Party-in-interest as defined by ERISA

 

 See accompanying report of independent registered public accounting firm.

REPORT OF INDEPENDENT REGISTERED PUBLIC ACCOUNTING FIRM

To the Administrative Committee
     Pfizer Savings Plan for Employees Resident
     in Puerto Rico:

We have audited the accompanying statements of net assets available for plan benefits of the Pfizer Savings Plan for Employees Resident in Puerto Rico (the Plan) as of December 31, 2004 and 2003, and the related statements of changes in net assets available for plan benefits for the years then ended. These financial statements are the responsibility of the Plan's management. Our responsibility is to express an opinion on these financial statements based on our audits.

We conducted our audits in accordance with the standards of the Public Company Accounting Oversight Board (United States). Those standards require that we plan and perform the audit to obtain reasonable assurance about whether the financial statements are free of material misstatement. An audit includes examining, on a test basis, evidence supporting the amounts and disclosures in the financial statements. An audit also includes assessing the accounting principles used and significant estimates made by management, as well as evaluating the overall financial statement presentation. We believe that our audits provide a reasonable basis for our opinion.

In our opinion, the financial statements referred to above present fairly, in all material respects, the net assets available for plan benefits of the Pfizer Savings Plan for Employees Resident in Puerto Rico as of December 31, 2004 and 2003, and the changes in net assets available for plan benefits for the years then  ended in conformity with U.S. generally accepted accounting principles.
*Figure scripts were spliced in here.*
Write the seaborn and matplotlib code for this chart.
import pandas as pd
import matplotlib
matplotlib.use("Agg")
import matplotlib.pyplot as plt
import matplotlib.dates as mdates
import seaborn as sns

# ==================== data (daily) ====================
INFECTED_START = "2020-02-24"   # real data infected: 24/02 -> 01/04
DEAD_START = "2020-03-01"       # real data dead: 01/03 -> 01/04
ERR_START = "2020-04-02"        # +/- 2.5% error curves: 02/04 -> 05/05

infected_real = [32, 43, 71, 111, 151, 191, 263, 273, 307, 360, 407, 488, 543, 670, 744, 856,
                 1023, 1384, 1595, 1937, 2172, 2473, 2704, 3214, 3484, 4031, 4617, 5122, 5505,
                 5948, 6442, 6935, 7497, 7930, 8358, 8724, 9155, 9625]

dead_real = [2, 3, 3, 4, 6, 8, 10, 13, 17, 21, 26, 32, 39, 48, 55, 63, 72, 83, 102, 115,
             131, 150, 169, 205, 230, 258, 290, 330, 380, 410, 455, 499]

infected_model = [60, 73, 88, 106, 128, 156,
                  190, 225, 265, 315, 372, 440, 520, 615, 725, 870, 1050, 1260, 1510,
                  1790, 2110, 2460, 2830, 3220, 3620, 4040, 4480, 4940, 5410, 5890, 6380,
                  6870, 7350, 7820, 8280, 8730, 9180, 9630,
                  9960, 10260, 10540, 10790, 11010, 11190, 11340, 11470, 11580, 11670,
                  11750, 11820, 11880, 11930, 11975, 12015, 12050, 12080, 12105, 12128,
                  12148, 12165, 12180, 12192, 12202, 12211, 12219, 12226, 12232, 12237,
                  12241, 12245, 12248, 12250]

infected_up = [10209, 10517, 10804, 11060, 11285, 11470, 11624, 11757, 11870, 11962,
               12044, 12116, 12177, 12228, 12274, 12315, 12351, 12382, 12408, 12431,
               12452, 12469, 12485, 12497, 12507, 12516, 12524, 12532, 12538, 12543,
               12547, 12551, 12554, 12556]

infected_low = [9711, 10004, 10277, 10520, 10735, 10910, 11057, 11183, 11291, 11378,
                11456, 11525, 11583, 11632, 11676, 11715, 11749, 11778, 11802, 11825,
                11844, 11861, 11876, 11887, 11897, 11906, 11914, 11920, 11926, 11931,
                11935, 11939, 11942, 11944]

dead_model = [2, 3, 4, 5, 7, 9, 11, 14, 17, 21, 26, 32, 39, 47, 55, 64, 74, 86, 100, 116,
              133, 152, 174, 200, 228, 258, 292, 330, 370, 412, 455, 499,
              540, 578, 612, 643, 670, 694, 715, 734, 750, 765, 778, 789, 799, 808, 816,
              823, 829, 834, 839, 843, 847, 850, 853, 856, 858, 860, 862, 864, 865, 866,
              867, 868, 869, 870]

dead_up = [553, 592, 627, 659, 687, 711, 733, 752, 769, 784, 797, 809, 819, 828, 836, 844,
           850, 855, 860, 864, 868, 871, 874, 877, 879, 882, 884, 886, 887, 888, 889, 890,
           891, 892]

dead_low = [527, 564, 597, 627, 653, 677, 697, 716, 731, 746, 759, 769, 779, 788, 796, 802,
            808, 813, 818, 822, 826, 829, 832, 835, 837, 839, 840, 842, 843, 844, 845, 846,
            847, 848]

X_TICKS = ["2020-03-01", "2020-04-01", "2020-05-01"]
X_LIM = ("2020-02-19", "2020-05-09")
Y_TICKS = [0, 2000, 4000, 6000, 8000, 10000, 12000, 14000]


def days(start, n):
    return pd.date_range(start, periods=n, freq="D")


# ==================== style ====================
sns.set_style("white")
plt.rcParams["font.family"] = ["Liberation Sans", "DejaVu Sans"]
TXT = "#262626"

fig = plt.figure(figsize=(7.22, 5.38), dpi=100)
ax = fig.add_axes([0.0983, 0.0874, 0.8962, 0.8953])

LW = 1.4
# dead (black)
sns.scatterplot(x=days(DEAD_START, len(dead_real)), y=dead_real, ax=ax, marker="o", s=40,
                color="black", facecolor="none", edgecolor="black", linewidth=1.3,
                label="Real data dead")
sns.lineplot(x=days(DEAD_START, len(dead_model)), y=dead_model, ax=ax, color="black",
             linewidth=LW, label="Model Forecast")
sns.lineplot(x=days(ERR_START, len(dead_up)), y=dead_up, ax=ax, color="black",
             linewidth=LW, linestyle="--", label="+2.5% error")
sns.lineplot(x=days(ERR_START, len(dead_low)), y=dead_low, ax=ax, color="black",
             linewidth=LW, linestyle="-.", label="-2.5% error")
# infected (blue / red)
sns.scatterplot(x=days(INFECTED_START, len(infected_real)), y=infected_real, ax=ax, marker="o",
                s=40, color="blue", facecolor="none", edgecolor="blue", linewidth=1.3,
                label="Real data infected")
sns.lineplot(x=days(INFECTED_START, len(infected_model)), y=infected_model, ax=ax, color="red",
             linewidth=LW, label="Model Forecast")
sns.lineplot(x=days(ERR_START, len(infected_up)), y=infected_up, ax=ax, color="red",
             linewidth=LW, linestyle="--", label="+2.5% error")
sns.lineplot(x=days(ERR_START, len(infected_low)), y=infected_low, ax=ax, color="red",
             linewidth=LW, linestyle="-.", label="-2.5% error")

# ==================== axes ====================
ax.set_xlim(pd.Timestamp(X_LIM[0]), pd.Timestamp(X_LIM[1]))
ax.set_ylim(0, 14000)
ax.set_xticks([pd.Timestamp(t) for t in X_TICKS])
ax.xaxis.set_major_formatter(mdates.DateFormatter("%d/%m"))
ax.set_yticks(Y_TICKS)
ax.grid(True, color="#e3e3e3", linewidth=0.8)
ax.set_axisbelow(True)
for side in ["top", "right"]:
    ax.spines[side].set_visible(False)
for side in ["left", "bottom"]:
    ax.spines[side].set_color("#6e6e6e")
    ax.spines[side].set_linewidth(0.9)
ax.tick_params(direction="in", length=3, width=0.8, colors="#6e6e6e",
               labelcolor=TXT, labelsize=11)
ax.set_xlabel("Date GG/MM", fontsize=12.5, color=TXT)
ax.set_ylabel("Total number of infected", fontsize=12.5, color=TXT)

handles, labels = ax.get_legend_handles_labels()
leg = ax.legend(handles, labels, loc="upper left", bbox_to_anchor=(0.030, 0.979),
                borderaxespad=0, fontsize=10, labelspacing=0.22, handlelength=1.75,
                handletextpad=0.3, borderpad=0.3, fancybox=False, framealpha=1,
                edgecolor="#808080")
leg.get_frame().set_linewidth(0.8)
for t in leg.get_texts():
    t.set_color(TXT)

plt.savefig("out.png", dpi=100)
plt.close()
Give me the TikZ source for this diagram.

Our audits were performed for the purpose of forming an opinion on the basic financial statements taken as a whole. The supplemental schedule H, line 4i - Schedule of Assets (Held at End of Year) at December 31, 2004 and schedule H, line 4j - Schedule of Reportable Transactions for the year ended December 31, 2004, are presented for the purpose of additional analysis and are not a required part of the basic financial statements but are supplementary information required by the Department of Labor's Rules and Regulations for Reporting and Disclosure under the Employee Retirement Income Security Act of 1974 (ERISA). These supplemental schedules are the responsibility of the Plan's management. The supplemental schedules have been subjected to the auditing procedures applied in the audits of the basic financial statements and, in our opinion, are fairly stated in all material respects in relation to the basic financial statements taken as a whole.

/s/   KPMG LLP

 

June 28, 2005

San Juan, Puerto Rico

SIGNATURE

The Plan.  Pursuant to the requirements of the Securities Exchange Act of 1934, the members of the Savings Plan Committee have duly caused this annual report to be signed on its behalf by the undersigned thereunto duly authorized.

PFIZER SAVINGS PLAN
FOR EMPLOYEES RESIDENT IN PUERTO RICO

By:  /s/Richard A. Passov

Richard A. Passov
Chair, Savings Plan Committee

Date:  June 28, 2005

EXHIBIT 23

CONSENT OF INDEPENDENT REGISTERED PUBLIC ACCOUNTING FIRM

 


To the Administrative Committee
   Pfizer Savings Plan for
   Employees Resident in Puerto Rico:

We consent to the incorporation by reference in the Registration Statement on Form S-8 dated November 18, 1991 (File No. 33-44053) of our report dated June 28, 2005, with respect to the statements of net assets available for plan benefits of the Pfizer Savings Plan for Employees Resident in Puerto Rico as of December 31, 2004 and 2003, the related statements of changes in net assets available for plan benefits for the years then ended, and the related supplemental schedule H, line 4i - Schedule of Assets (Held at End of Year) at December 31, 2004 and schedule H, line 4j - Schedule of Reportable Transactions, as of and for the year ended December 31, 2004, which report appears in the December 31, 2004, annual report on Form 11-K of the Pfizer Savings Plan for Employees Resident in Puerto Rico.